A fast decision filter for non-technical founders

Use this filter before you brief a team:

Start web first when

  • the main job is validating the workflow quickly
  • users can complete the first value moment in a browser
  • mobile is nice to have, not mission critical
  • you expect significant scope changes after early feedback
  • budget discipline matters more than platform completeness

Start mobile first when

  • the product loses its value without mobile context
  • camera, GPS, notifications, or offline behaviour are core
  • the user must complete the main task away from a desk
  • app-install presence materially changes the habit or conversion path
  • the learning would be weak or misleading in a browser-first version

Pause and shrink scope when

  • you are still arguing about platforms because the core workflow is fuzzy
  • the first milestone depends on too many roles or integrations
  • both platforms feel required only because the product story is still too broad

A clear answer here should give you a sharper first milestone, not just a prettier platform opinion.

What to send before asking for a quote

Before you ask for estimates, send a short brief covering:

  • the first user
  • the core workflow
  • what the MVP must prove
  • whether the first release needs web, mobile, or a staged sequence
  • the one or two mobile-only requirements that are truly non-negotiable
  • key integrations or constraints
  • what stays out of scope for now

That short brief is usually enough to improve the first conversation immediately.

If you already know the platform choice but need help scoping the first release, use Contact and say what the MVP needs to prove, which platform you think comes first, and what still feels risky.

FAQ: Web App vs Mobile App for an MVP: Which Should You Build First?

For most founder-led MVPs, a web app is the better first move because it is usually faster to ship, easier to change, and less expensive to duplicate across platforms too early. Mobile should come first when the value depends on mobile-native behaviour.

Usually no. Building both in parallel often slows the first proof by expanding design, engineering, QA, and release surface at the same time. Start with the one platform that proves the core workflow fastest unless both are truly essential on day one.

Choose mobile first when the core journey depends on mobile context, such as camera capture, GPS, offline usage, push-driven behaviour, or a native-feeling flow that materially affects trust and repeat usage.

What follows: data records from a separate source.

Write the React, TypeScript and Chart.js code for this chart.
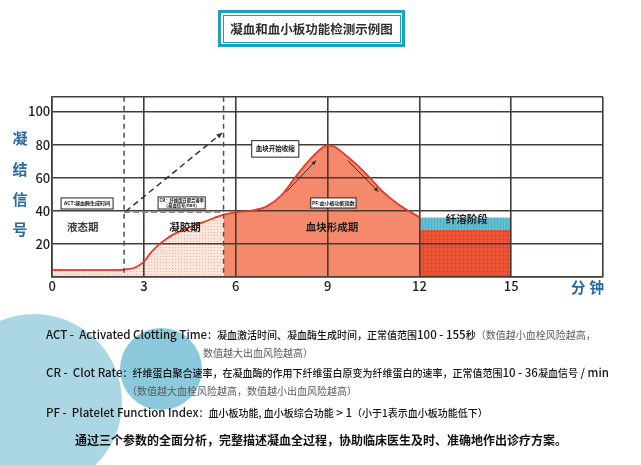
import React, { useEffect, useRef } from "react";
import { Chart, registerables } from "chart.js";

Chart.register(...registerables);

// ---- data ----
const timeMin = [0, 1, 2, 2.4, 2.7, 3, 3.2, 3.4, 3.7, 4, 4.5, 5, 5.6, 6, 6.5, 7, 7.5, 8, 8.4, 8.75, 9, 9.25, 9.5, 10, 10.4, 10.8, 11.3, 12];
const clotSignal = [4, 4, 4, 4.4, 5.5, 9, 14, 18, 22.5, 26, 30, 33.5, 37.5, 39, 40, 42.5, 49.5, 61.6, 70.5, 77, 79.6, 78.5, 75, 67, 59.5, 51.5, 44, 36];
const xTicks = [0, 3, 6, 9, 12, 15, 18];
const yTicks = [0, 20, 40, 60, 80, 100];
const yMax = 109;
const actTime = 2.35; // end of liquid phase
const crEnd = 5.6; // end of gel phase
const lysisWindow = [12, 15];
const lysisRedTop = 28.3;
const lysisBlueTop = 35.8;
const crSlope = [
  [2.4, 39.5],
  [5.55, 87],
];
const phaseNames = ["液态期", "凝胶期", "血块形成期", "纤溶阶段"];
const phaseAnchorX = [1.0, 4.34, 9.14, 13.55];
const phaseAnchorY = [30.3, 30.3, 30.3, 35];

const FONT = "'Noto Sans CJK SC', 'Noto Sans', sans-serif";
const GRID = "#463c37";

function makePattern(w: number, h: number, base: string, draw: (p: CanvasRenderingContext2D) => void) {
  const c = document.createElement("canvas");
  c.width = w;
  c.height = h;
  const p = c.getContext("2d")!;
  p.fillStyle = base;
  p.fillRect(0, 0, w, h);
  draw(p);
  return p.createPattern(c, "repeat")!;
}

function arrow(ctx: CanvasRenderingContext2D, x1: number, y1: number, x2: number, y2: number, head: number) {
  ctx.beginPath();
  ctx.moveTo(x1, y1);
  ctx.lineTo(x2, y2);
  ctx.stroke();
  const a = Math.atan2(y2 - y1, x2 - x1);
  ctx.setLineDash([]);
  ctx.beginPath();
  ctx.moveTo(x2, y2);
  ctx.lineTo(x2 - head * Math.cos(a - 0.45), y2 - head * Math.sin(a - 0.45));
  ctx.lineTo(x2 - head * Math.cos(a + 0.45), y2 - head * Math.sin(a + 0.45));
  ctx.closePath();
  ctx.fillStyle = ctx.strokeStyle as string;
  ctx.fill();
}

const annotationPlugin = {
  id: "clotAnnotations",
  afterDraw(chart: any) {
    const { ctx, chartArea, scales } = chart;
    const X = (v: number) => scales.x.getPixelForValue(v);
    const Y = (v: number) => scales.y.getPixelForValue(v);
    ctx.save();
    // red curve redrawn over grid
    ctx.strokeStyle = "#e5402e";
    ctx.lineWidth = 1.5;
    const meta = chart.getDatasetMeta(2);
    if (meta && meta.dataset) {
      ctx.beginPath();
      meta.dataset.path(ctx);
      ctx.stroke();
    }
    // dashed verticals
    ctx.strokeStyle = "#4d4d4d";
    ctx.lineWidth = 1.5;
    ctx.setLineDash([5, 4]);
    [actTime, crEnd].forEach((v) => {
      ctx.beginPath();
      ctx.moveTo(X(v), chartArea.top);
      ctx.lineTo(X(v), chartArea.bottom);
      ctx.stroke();
    });
    // dashed horizontal baseline for CR
    ctx.strokeStyle = "#8a8a8a";
    ctx.setLineDash([6, 3]);
    ctx.beginPath();
    ctx.moveTo(X(actTime), Y(39));
    ctx.lineTo(X(crEnd), Y(39));
    ctx.stroke();
    // dashed CR slope arrow
    ctx.strokeStyle = "#333";
    ctx.lineWidth = 1.5;
    ctx.setLineDash([6, 4]);
    arrow(ctx, X(crSlope[0][0]), Y(crSlope[0][1]), X(crSlope[1][0]), Y(crSlope[1][1]), 6);
    // solid arrows on the peak
    ctx.setLineDash([]);
    ctx.lineWidth = 1;
    ctx.strokeStyle = "#333";
    arrow(ctx, X(7.66), Y(51.5), X(8.62), Y(70.3), 5);
    arrow(ctx, X(9.66), Y(70.3), X(10.66), Y(51.5), 5);

    // boxes
    const box = (x0: number, x1: number, y0: number, y1: number, lines: string[], size: number) => {
      const l = X(x0), r = X(x1), t = Y(y0), b = Y(y1);
      ctx.fillStyle = "#fff";
      ctx.fillRect(l, t, r - l, b - t);
      ctx.strokeStyle = "#222";
      ctx.lineWidth = 1;
      ctx.strokeRect(l, t, r - l, b - t);
      ctx.fillStyle = "#111";
      ctx.font = `bold ${size}px ${FONT}`;
      ctx.textAlign = "center";
      ctx.textBaseline = "middle";
      const cy = (t + b) / 2;
      lines.forEach((s, i) => {
        ctx.fillText(s, (l + r) / 2, cy + (i - (lines.length - 1) / 2) * (size + 1));
      });
    };
    box(0.29, 1.99, 47.7, 41, ["ACT:凝血酶生成时间"], 5);
    box(3.46, 5.0, 48.3, 41, ["CR：纤维蛋白聚合速率", "（凝血信号/min）"], 4.3);
    box(6.52, 8.06, 82.4, 72.4, ["血块开始收缩"], 6.5);
    box(8.45, 9.93, 47.7, 41.6, ["PF:血小板功能指数"], 5);

    // phase labels
    ctx.textAlign = "center";
    ctx.textBaseline = "middle";
    phaseNames.forEach((n, i) => {
      ctx.fillStyle = i === 0 ? "#3a3a3a" : "#1e1e1e";
      ctx.font = `bold 10.5px ${FONT}`;
      ctx.fillText(n, X(phaseAnchorX[i]), Y(phaseAnchorY[i]));
    });
    ctx.restore();
  },
};

export default function App() {
  const ref = useRef<HTMLCanvasElement>(null);
  useEffect(() => {
    document.body.style.margin = "0";
    const canvas = ref.current!;
    const dots = makePattern(3, 3, "#fbe6dc", (p) => {
      p.fillStyle = "#efb39c";
      p.fillRect(1, 1, 1, 1);
    });
    const redMesh = makePattern(4, 4, "#ef5537", (p) => {
      p.fillStyle = "#e2492f";
      p.fillRect(3, 0, 1, 4);
      p.fillRect(0, 3, 4, 1);
    });
    const blueMesh = makePattern(3, 3, "#5dc0d3", (p) => {
      p.fillStyle = "#4fb2c6";
      p.fillRect(2, 0, 1, 3);
    });
    const salmon = "#f4896b";
    const curve = timeMin.map((x, i) => ({ x, y: clotSignal[i] }));
    const chart = new Chart(canvas, {
      type: "line",
      data: {
        datasets: [
          {
            data: [
              { x: lysisWindow[0], y: lysisRedTop },
              { x: lysisWindow[1], y: lysisRedTop },
            ],
            fill: "origin",
            backgroundColor: redMesh,
            borderWidth: 0,
            pointRadius: 0,
          },
          {
            data: [
              { x: lysisWindow[0], y: lysisBlueTop },
              { x: lysisWindow[1], y: lysisBlueTop },
            ],
            fill: "-1",
            backgroundColor: blueMesh,
            borderColor: "#f5caa4",
            borderWidth: 1,
            pointRadius: 0,
          },
          {
            data: curve,
            fill: "origin",
            backgroundColor: salmon,
            borderColor: "#e5402e",
            borderWidth: 1.5,
            pointRadius: 0,
            cubicInterpolationMode: "monotone",
            segment: {
              backgroundColor: (c: any) => (c.p0.parsed.x >= crEnd - 1e-6 ? salmon : dots),
            },
          } as any,
        ],
      },
      options: {
        animation: false,
        responsive: false,
        events: [],
        layout: { padding: { top: 96.7, right: 38, bottom: 465 - 276.7 - 20, left: 0 } },
        plugins: { legend: { display: false }, tooltip: { enabled: false } },
        scales: {
          x: {
            type: "linear",
            min: 0,
            max: 18,
            afterBuildTicks: (a: any) => {
              a.ticks = xTicks.map((v) => ({ value: v }));
            },
            afterFit: (s: any) => {
              s.height = 20;
            },
            grid: { color: GRID, lineWidth: 1.6, drawTicks: false, z: 1 },
            border: { color: GRID, width: 1.6, z: 1 },
            ticks: {
              autoSkip: false,
              maxRotation: 0,
              padding: 2,
              color: "#1e1e1e",
              font: { family: FONT, size: 13, weight: "500" },
              callback: (v: any) => (v === 18 ? "" : String(v)),
            },
          },
          y: {
            type: "linear",
            min: 0,
            max: yMax,
            afterBuildTicks: (a: any) => {
              a.ticks = [...yTicks, yMax].map((v) => ({ value: v }));
            },
            afterFit: (s: any) => {
              s.width = 52.2;
            },
            grid: { color: GRID, lineWidth: 1.6, drawTicks: false, z: 1 },
            border: { color: GRID, width: 1.6, z: 1 },
            ticks: {
              autoSkip: false,
              padding: 2,
              color: "#1e1e1e",
              font: { family: FONT, size: 13, weight: "500" },
              callback: (v: any) => (v === 0 || v === yMax ? "" : String(v)),
            },
          },
        },
      } as any,
      plugins: [annotationPlugin],
    });
    return () => chart.destroy();
  }, []);

  const grey = "#5a5a5a";
  const latin: React.CSSProperties = { fontSize: 11.5 };
  const line = (top: number, left: number, extra?: React.CSSProperties): React.CSSProperties => ({
    position: "absolute",
    top: top - 8,
    left,
    height: 16,
    lineHeight: "16px",
    whiteSpace: "nowrap",
    fontSize: 10,
    fontWeight: 500,
    color: "#151515",
    zIndex: 2,
    ...extra,
  });

  return (
    <div
      style={{
        position: "absolute",
        left: 0,
        top: 0,
        width: 641,
        height: 465,
        overflow: "hidden",
        background: "#fff",
        fontFamily: FONT,
      }}
    >
      <div style={{ position: "absolute", left: -54, top: 314, width: 176, height: 176, borderRadius: "50%", background: "#abd7e4", zIndex: 0 }} />
      <div style={{ position: "absolute", left: 119.5, top: 328, width: 82, height: 82, borderRadius: "50%", background: "#8dc9dc", zIndex: 0 }} />
      <canvas ref={ref} width={641} height={465} style={{ position: "absolute", left: 0, top: 0, width: 641, height: 465, zIndex: 1 }} />

      {/* title */}
      <div
        style={{
          position: "absolute",
          left: 218,
          top: 10,
          width: 187,
          height: 37,
          boxSizing: "border-box",
          border: "3px solid #1ba2bd",
          padding: 1.5,
          zIndex: 2,
        }}
      >
        <div
          style={{
            width: "100%",
            height: "100%",
            boxSizing: "border-box",
            border: "1px solid #1ba2bd",
            display: "flex",
            alignItems: "center",
            justifyContent: "center",
            fontWeight: 700,
            fontSize: 12.5,
            color: "#2e2e2e",
          }}
        >
          凝血和血小板功能检测示例图
        </div>
      </div>

      {/* y axis title */}
      {["凝", "结", "信", "号"].map((c, i) => (
        <div
          key={c}
          style={{
            position: "absolute",
            left: 12,
            top: [138, 169, 199, 229][i] - 9,
            width: 16,
            height: 18,
            lineHeight: "18px",
            textAlign: "center",
            fontWeight: 700,
            fontSize: 15,
            color: "#2b6b9c",
            zIndex: 2,
          }}
        >
          {c}
        </div>
      ))}
      <div
        style={{
          position: "absolute",
          left: 571,
          top: 278,
          height: 18,
          lineHeight: "18px",
          fontWeight: 700,
          fontSize: 14.5,
          letterSpacing: 4,
          color: "#2b6b9c",
          zIndex: 2,
        }}
      >
        分钟
      </div>

      {/* description */}
      <div style={line(334, 46)}>
        <span style={latin}>ACT -&nbsp; Activated Clotting Time</span>：凝血激活时间、凝血酶生成时间，正常值范围<span style={latin}>100 - 155</span>秒
        <span style={{ color: grey, fontWeight: 400 }}>（数值越小血栓风险越高，</span>
      </div>
      <div style={line(353, 203, { color: grey, fontWeight: 400 })}>数值越大出血风险越高）</div>
      <div style={line(372, 46)}>
        <span style={latin}>CR -&nbsp; Clot Rate</span>：纤维蛋白聚合速率，在凝血酶的作用下纤维蛋白原变为纤维蛋白的速率，正常值范围<span style={latin}>10 - 36</span>凝血信号<span style={latin}> / min</span>
      </div>
      <div style={line(391, 127, { color: grey, fontWeight: 400 })}>（数值越大血栓风险越高，数值越小出血风险越高）</div>
      <div style={line(412, 46)}>
        <span style={latin}>PF -&nbsp; Platelet Function Index</span>：血小板功能, 血小板综合功能<span style={latin}> &gt; 1</span>（小于1表示血小板功能低下）
      </div>
      <div style={line(440, 75, { fontSize: 12, fontWeight: 700, color: "#111" })}>
        通过三个参数的全面分析，完整描述凝血全过程，协助临床医生及时、准确地作出诊疗方案。
      </div>
    </div>
  );
}
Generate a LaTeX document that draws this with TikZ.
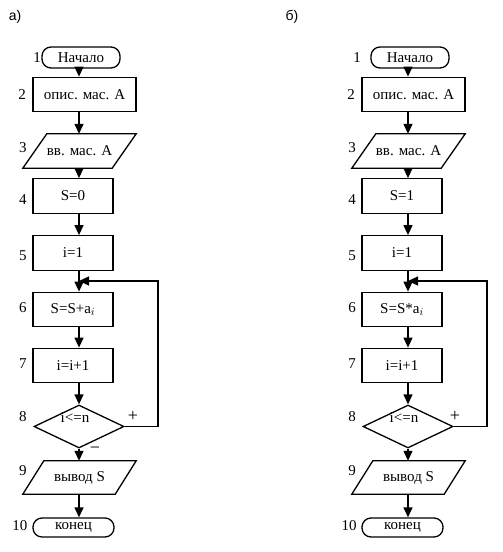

Yes. That is a common sequence. Many teams prove the workflow on web first, then add mobile once the product has earned the extra platform surface and the main user behaviour is clearer.

Send a short brief describing the user, the core workflow, what the MVP must prove, any truly non-negotiable mobile requirements, major constraints, and what stays out of scope. That gives the platform decision a real boundary instead of turning it into guesswork.